À lire aussi : l’article que lui a consacré Sylvie Tissot.

Notes

[1Les Yippies est le surnom donné aux membres du Youth International Party, un parti politique antiautoritaire créé aux États-Unis en 1967, dont les cofondateurs les plus connus sont Abbie Hoffman et Jerry Rubin. Emblématiques de la contre- culture états-unienne, luttant contre le racisme et la guerre du Viêt Nam, les Yippies incarnent la gauche libertaire des mouvements contre-culturels. Sauf mention contraire, toutes les notes de bas de page sont du traducteur.

[2« Nannying and language policing ». Dans le monde libéral anglo-saxon, le terme « Nanny State » (littéralement, État-nounou) désigne négativement les tendances « maternantes » de certains États à l’égard de la population. Au Québec, on trouve parfois le néologisme « gouvernemaman ».

[3Les « trigger warnings » sont des avertissements placés en préambule d’un contenu (visuel, textuel, etc.) pour prévenir des éventuels traumatismes psychologiques que celui-ci pourrait déclencher chez le public. L’expression s’est développée dans les médias féministes en ligne, avant de gagner, notamment aux États-Unis, les contenus pédagogiques de l’enseignement supérieur, ce qui a provoqué de larges débats au sein du monde universitaire.

[4Littéralement « flocon de neige ». L’expression est utilisée comme une insulte sur Internet pour désigner une personne trop facilement offensée, à la susceptibilité jugée excessive.

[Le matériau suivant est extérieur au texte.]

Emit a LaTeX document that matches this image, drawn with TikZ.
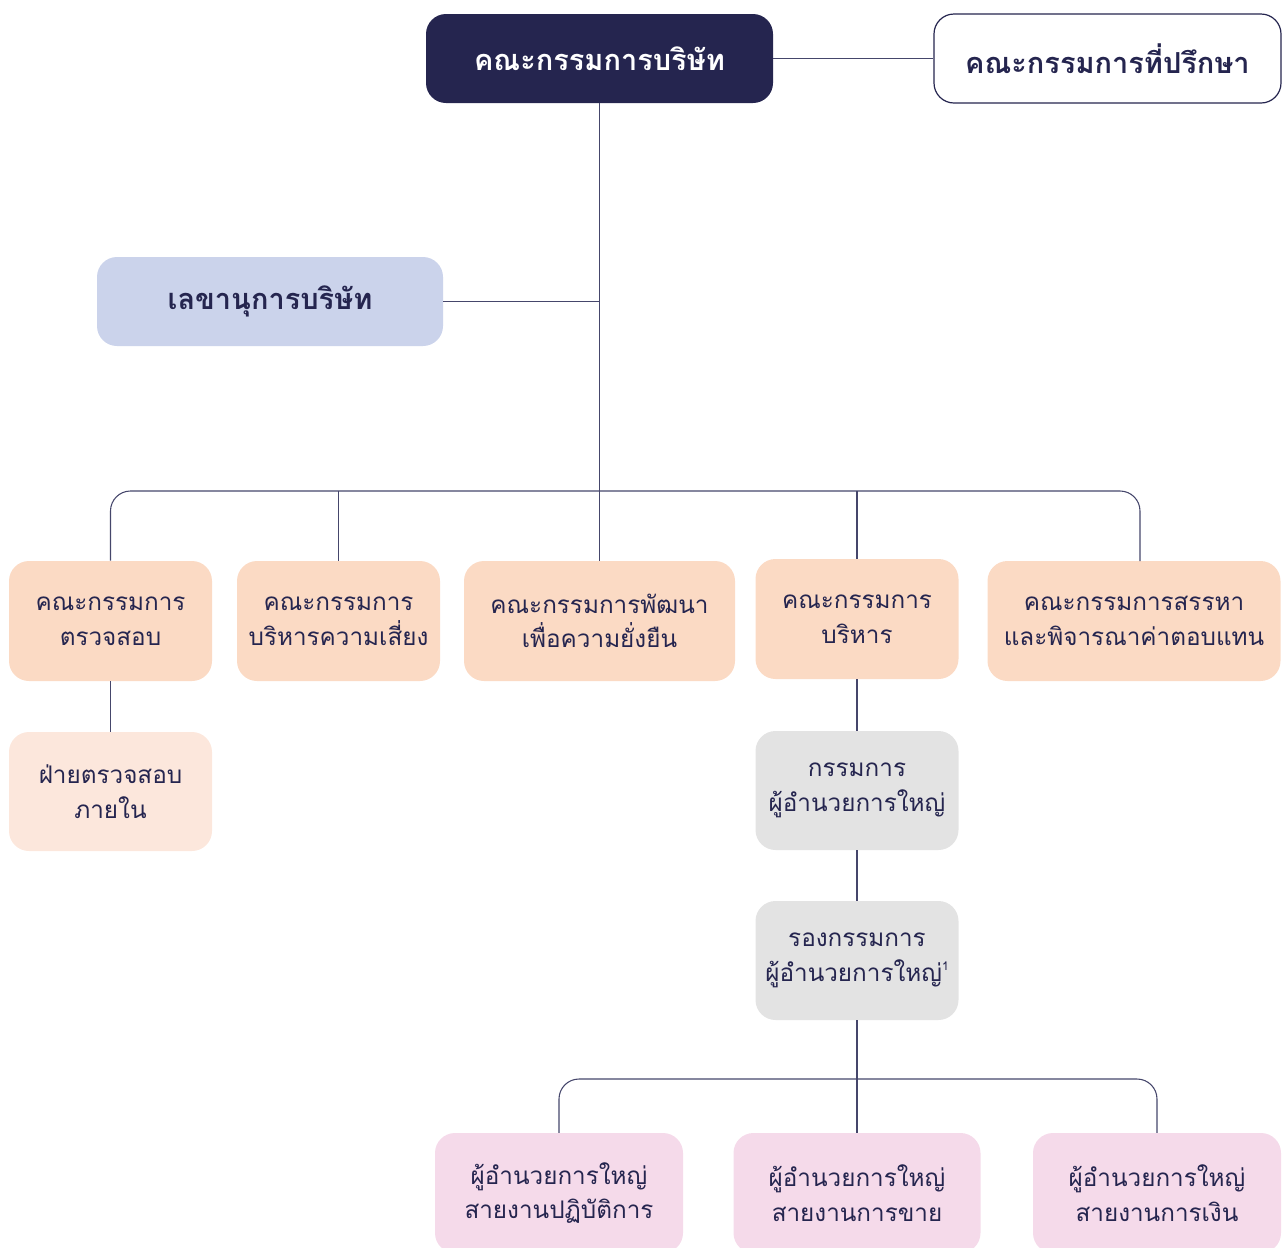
\documentclass[tikz,border=0pt]{standalone}
\usepackage{fontspec}
\newfontfamily\thai[Script=Thai]{Loma}
\usetikzlibrary{calc}
\definecolor{navy}{HTML}{25254F}
\definecolor{linec}{HTML}{45466B}
\definecolor{lav}{HTML}{CBD3EB}
\definecolor{peach}{HTML}{FBDAC4}
\definecolor{peachl}{HTML}{FCE7DC}
\definecolor{greyb}{HTML}{E3E3E3}
\definecolor{pinkb}{HTML}{F5DAEA}
\tikzset{
  sz/.style 2 args={minimum width=#1*0.75pt, minimum height=#2*0.75pt},
  base/.style={rectangle, rounded corners=15pt, inner sep=0pt, align=center,
     font=\thai\fontsize{18.2}{26}\selectfont, text=navy},
  topbox/.style={base, font=\thai\bfseries\fontsize{21.7}{26}\selectfont},
  boardbox/.style={topbox, fill=navy, text=white},
  advbox/.style={topbox, fill=white, draw=navy, line width=0.9pt},
  secbox/.style={topbox, fill=lav},
  combox/.style={base, fill=peach},
  audbox/.style={base, fill=peachl},
  exebox/.style={base, fill=greyb},
  divbox/.style={base, fill=pinkb},
  conn/.style={draw=linec, line width=0.8pt},
}
\begin{document}
\begin{tikzpicture}[x=0.75pt,y=-0.75pt]
\useasboundingbox (0,0) rectangle (1282,1247);
% top
\node[boardbox, sz={347}{89}] (board) at (599.5,58.5) {คณะกรรมการบริษัท};
\node[advbox, sz={347}{89}] (adv) at (1107.5,58.5) {คณะกรรมการที่ปรึกษา};
\node[secbox, sz={346}{89}] (sec) at (270,301.5) {เลขานุการบริษัท};
% committees
\node[combox, sz={203}{120}] (c1) at (110.5,621) {คณะกรรมการ\\ตรวจสอบ};
\node[combox, sz={203}{120}] (c2) at (338.5,621) {คณะกรรมการ\\บริหารความเสี่ยง};
\node[combox, sz={271}{120}] (c3) at (599.5,621) {คณะกรรมการพัฒนา\\เพื่อความยั่งยืน};
\node[combox, sz={203}{120}] (c4) at (857,619) {คณะกรรมการ\\บริหาร};
\node[combox, sz={293}{120}] (c5) at (1134,621) {คณะกรรมการสรรหา\\และพิจารณาค่าตอบแทน};
\node[audbox, sz={203}{119}] (aud) at (110.5,791.5) {ฝ่ายตรวจสอบ\\ภายใน};
\node[exebox, sz={203}{119}] (ceo) at (857,790.5) {กรรมการ\\ผู้อำนวยการใหญ่};
\node[exebox, sz={203}{119}] (vp) at (857,960.5) {รองกรรมการ\\ผู้อำนวยการใหญ่\raisebox{0.9ex}{\fontsize{9}{9}\selectfont 1}};
\node[divbox, sz={248}{120}] (p1) at (559,1193) {ผู้อำนวยการใหญ่\\สายงานปฏิบัติการ};
\node[divbox, sz={247}{120}] (p2) at (857,1193) {ผู้อำนวยการใหญ่\\สายงานการขาย};
\node[divbox, sz={248}{120}] (p3) at (1157,1193) {ผู้อำนวยการใหญ่\\สายงานการเงิน};
% helper coordinates
\coordinate (bus1) at (599.5,491);
\coordinate (c5top) at (1140,561);
\coordinate (bus2) at (857,1079);
% connectors
\draw[conn] (board.east) -- (adv.west);
\draw[conn] (board.south) -- (c3.north);
\draw[conn] (sec.east) -- (sec.east -| board.south);
\draw[conn, rounded corners=15pt] (c1.north) |- (bus1) -| (c5top);
\draw[conn] (c2.north) -- (c2.north |- bus1);
\draw[conn] (c4.north) -- (c4.north |- bus1);
\draw[conn] (c1.south) -- (aud.north);
\draw[conn] (c4.south) -- (ceo.north);
\draw[conn] (ceo.south) -- (vp.north);
\draw[conn] (vp.south) -- (p2.north);
\draw[conn, rounded corners=15pt] (p1.north) |- (bus2) -| (p3.north);
\end{tikzpicture}
\end{document}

[5Littéralement « cocu ». Le mot français partage vraisemblablement la même étymologie et dériverait du terme « coucou » (cuckoo), une espèce d’oiseau dont la femelle est polyandre et pratique le parasitisme de couvée.

[6Le terme « fracking » désigne la fracturation hydraulique, une technique utilisée pour les puits de forage.

[7Männerphantasien a été traduit de l’allemand par Christophe Lucchese en 2016 sous le titre Fantasmâlgories, aux éditions de L’Arche.

[8Littéralement les « corps francs ». Les Freikorps sont des milices de combattants composées de civils et/ou de militaires, et rattachées ou non à une armée régulière. Nous choisissons de conserver le terme allemand dans la mesure où Simon Reynolds et Joy Press font référence aux milices constituées à l’issue de la Première Guerre mondiale, qui ont joué un rôle déterminant dans l’histoire politique et sociale de l’Allemagne à l’entre-deux-guerres, puis sous le Troisième Reich.

[9Il s’agit d’une référence à Donald Trump qui, dans l’un de ses discours pour la campagne présidentielle de 2016, souhaitait « drainer le marais de la corruption ».